MOUNTAIN BROOK, Ala. (WIAT) — As the Mountain Brook Police Department continues to investigate the killing of Megan Montgomery, friends are sharing why she meant so much to so many people.
In the days since Montgomery’s death, friends are still having trouble coming to grips with the news.
“She’s tough to describe because there is nobody like Megan,” said John-Michael Criswell, who was a close friend of Montgomery at Belmont University in Nashville.
Criswell said both he and Montgomery, 31, were from Alabama and became fast friends.
“She was just so kind, so loving, whether it was a person or an animal, they were going to be her best friend,” he said.
After college, both returned to live in the Birmingham area for about a year and continued their friendship.
“In that whole year, we hung out and I introduced her to some of my friends and she introduced me to some of her friends and it was as if no time had passed,” he said. “She was always the same Megan I always knew.”
Criswell said things began to change after Montgomery’s married Jason Bragg McIntosh, who turned himself in to the Mountain Brook Police Department Monday and is now in custody, according to attorney Tommy Spina.
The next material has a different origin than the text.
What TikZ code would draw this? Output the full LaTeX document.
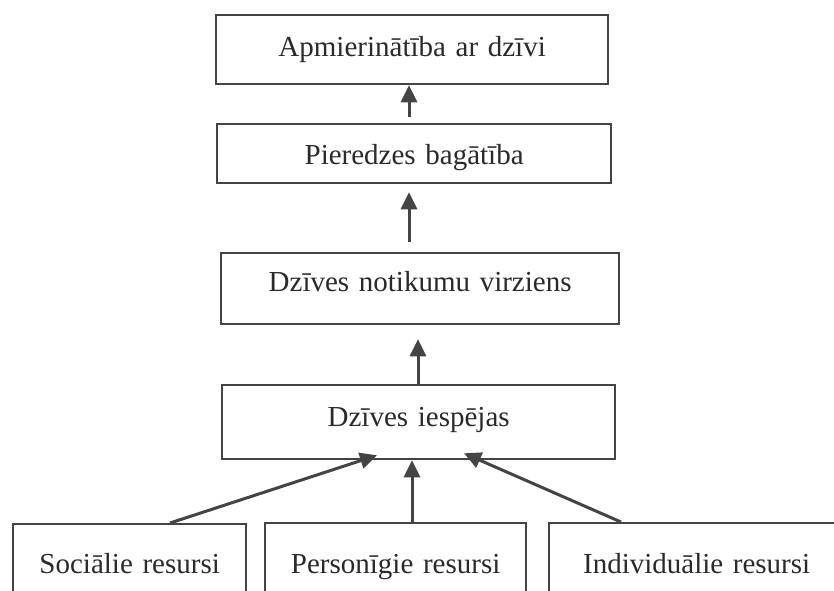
\documentclass[tikz,border=0pt]{standalone}
\usepackage{fontspec}
\setmainfont{Liberation Serif}
\usetikzlibrary{arrows.meta,calc}
\definecolor{ink}{HTML}{444444}
\definecolor{txt}{HTML}{2A2A2A}

\begin{document}
\begin{tikzpicture}[x=1pt, y=-1pt,
    box/.style={draw=ink, line width=2.3pt, inner sep=0pt, align=center, text=txt,
        anchor=north west, font=\fontsize{29}{34}\selectfont},
    arr/.style={draw=ink, line width=3pt, -{Triangle[length=17pt,width=16pt]}}]
    % page (bottom row is cut off)
    \clip (0,0) rectangle (834,590);
    \fill[white] (0,0) rectangle (834,590);

    % chain
    \node[box, text width=392pt, text height=41pt, text depth=28pt] (apm) at (215,14) {Apmierinātība ar dzīvi};
    \node[box, text width=394pt, text height=40pt, text depth=19pt] (pier) at (216,123) {Pieredzes bagātība};
    \node[box, text width=398pt, text height=38pt, text depth=33pt] (virz) at (220,252) {Dzīves notikumu virziens};
    \node[box, text width=393pt, text height=41pt, text depth=33pt] (iesp) at (221,384) {Dzīves iespējas};

    % resources
    \node[box, text width=233pt, text height=49pt, text depth=60pt] (soc) at (12,523) {Sociālie resursi};
    \node[box, text width=261pt, text height=50pt, text depth=60pt] (pers) at (264,522) {Personīgie resursi};
    \node[box, text width=295pt, text height=50pt, text depth=60pt] (indiv) at (548,522) {Individuālie resursi};

    % arrows
    \draw[arr, shorten <=6pt] (pier.north -| 409,0) -- (apm.south -| 409,0);
    \draw[arr, shorten <=10pt, shorten >=8pt] (virz.north -| 409,0) -- (pier.south -| 409,0);
    \draw[arr, shorten >=14pt] (iesp.north -| 418,0) -- (virz.south -| 418,0);
    \draw[arr] (soc.north -| 170,0) -- ($(iesp.south -| 377,0)+(0,-5)$);
    \draw[arr] (pers.north -| 412,0) -- (iesp.south -| 412,0);
    \draw[arr] (indiv.north -| 621,0) -- ($(iesp.south -| 464,0)+(0,-7)$);
\end{tikzpicture}
\end{document}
In February, Hoover police responded to a residence after an incident where Montgomery was shot in the arm. The case was investigated, but no charges were filed.
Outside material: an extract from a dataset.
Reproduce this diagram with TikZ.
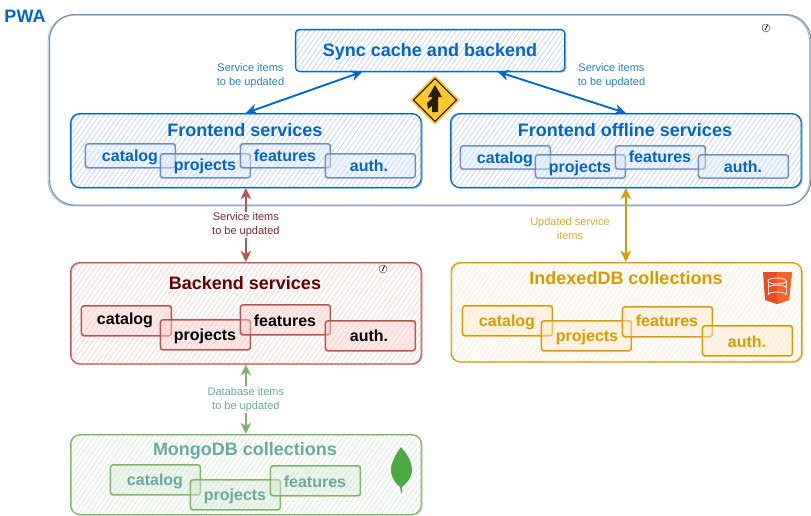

Montgomery subsequently filed for an order of protection. According to the Hoover Police Department, McIntosh resigned from the department in March.
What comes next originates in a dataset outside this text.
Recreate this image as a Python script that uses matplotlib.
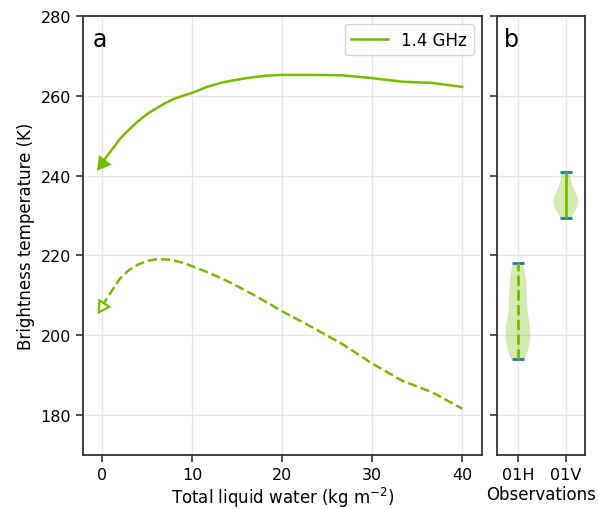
import matplotlib
matplotlib.use("Agg")
import matplotlib.pyplot as plt
import numpy as np

# total liquid water (kg m-2) and simulated brightness temperatures (K)
tlw = [0, 1, 2, 3, 4, 5, 6, 7, 8, 9, 10, 11.67, 13.33, 15, 16.67, 18.33, 20,
       23.33, 26.67, 30, 33.33, 36.67, 40]
tb_v = [243.2, 246.2, 249.2, 251.5, 253.6, 255.4, 256.8, 258.1, 259.2, 260.0, 260.7,
        262.2, 263.3, 264.0, 264.6, 265.0, 265.2, 265.2, 265.1, 264.4, 263.5, 263.2, 262.2]
tb_h = [207.3, 210.8, 214.2, 216.3, 217.7, 218.6, 219.0, 219.0, 218.7, 218.1, 217.3,
        215.8, 214.2, 212.3, 210.3, 208.2, 206.0, 202.0, 197.8, 192.9, 188.6, 185.7, 181.6]

# observed brightness temperatures (K)
obs_labels = ["01H", "01V"]
obs_h = [194, 196, 197.5, 198.5, 199.5, 200, 200.5, 201.5, 203, 205, 207.5, 209.5,
         211, 212.5, 214, 216, 218]
obs_v = [229.3, 231.5, 232.5, 233, 233.5, 234, 235, 236.5, 238.5, 241]

green = "#77bb00"
spine_col = "#333333"

fig = plt.figure(figsize=(5.98, 5.10), dpi=100)
ax1 = fig.add_axes([0.139, 0.106, 0.667, 0.861])
ax2 = fig.add_axes([0.831, 0.106, 0.147, 0.861], sharey=ax1)

# panel a
ax1.plot(tlw, tb_v, "-", color=green, lw=1.8, label="1.4 GHz")
ax1.plot(tlw, tb_h, "--", color=green, lw=1.8)

ax1.set_xlim(-2.1, 42.2)
ax1.set_ylim(170, 280)


def arrow_head(ax, xs, ys, filled):
    # triangle at the start of the curve, turned along the first segment
    p0 = ax.transData.transform((xs[0], ys[0]))
    p1 = ax.transData.transform((xs[1], ys[1]))
    ang = np.degrees(np.arctan2(p0[1] - p1[1], p0[0] - p1[0]))
    ax.plot(xs[0], ys[0], marker=(3, 0, ang - 90), ms=10, color=green,
            mfc=green if filled else "white", mec=green, mew=1.6, ls="none")


arrow_head(ax1, tlw, tb_v, True)
arrow_head(ax1, tlw, tb_h, False)

ax1.set_xticks([0, 10, 20, 30, 40])
ax1.set_yticks([180, 200, 220, 240, 260, 280])
ax1.set_xlabel("Total liquid water (kg m$^{-2}$)", fontsize=12, labelpad=2)
ax1.set_ylabel("Brightness temperature (K)", fontsize=12)
ax1.grid(True, color="#e6e6e6", lw=1)
ax1.set_axisbelow(True)
ax1.legend(loc="upper right", fontsize=12, handlelength=2.2)
ax1.text(0.025, 0.975, "a", transform=ax1.transAxes, fontsize=17, va="top", ha="left")

# panel b
parts = ax2.violinplot([obs_h, obs_v], positions=[0, 1], widths=0.52, showextrema=True)
for body in parts["bodies"]:
    body.set_facecolor(green)
    body.set_edgecolor("none")
    body.set_alpha(0.3)
parts["cbars"].set_color(green)
parts["cbars"].set_linewidth(2)
parts["cbars"].set_linestyle(["--", "-"])
parts["cmins"].set_linewidth(2)
parts["cmaxes"].set_linewidth(2)

ax2.set_xlim(-0.44, 1.4)
ax2.set_xticks([0, 1])
ax2.set_xticklabels(obs_labels)
ax2.set_xlabel("Observations", fontsize=12, labelpad=2)
ax2.tick_params(axis="y", labelleft=False)
ax2.grid(True, color="#e6e6e6", lw=1)
ax2.set_axisbelow(True)
ax2.text(0.08, 0.975, "b", transform=ax2.transAxes, fontsize=17, va="top", ha="left")

for ax in (ax1, ax2):
    ax.tick_params(labelsize=11.5, length=5, width=1.2, color=spine_col)
    for s in ax.spines.values():
        s.set_color(spine_col)
        s.set_linewidth(1.3)

fig.savefig("out.png", dpi=100)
In May, Montgomery filed for divorce from McIntosh.
“It is just a complete failure of a system that is meant to protect those who are abused and those who are in situations that are very sad and very unfortunate and have failed her and I think there is definitely an extra level when you are married to a person who is meant to protect as a police officer,” Criswell said.
Criswell said that before she died, Montgomery shared concerns with some friends about her relationship to McIntosh and that she had plans to share her story with others.
“She said she was going to write a book, that she was thinking about going to law school, and that is very Megan of her, to take a struggle and turn it into a strength and turn it into something that could impact tons of people,” he said.
Spina issued the following statement to CBS 42 Monday:
“To me this case stands for the proposition that domestic violence is a real societal problem that is gender neutral and needs to be addressed in any relationship at the first sign of aggression by either party. Death should not be the result of a relationship gone bad. This is all very sad but also very real.”
On Wednesday, the Mountain Brook Police Department plans to send a detective to the Jefferson County District Attorney’s Office to screen a warrant in the case.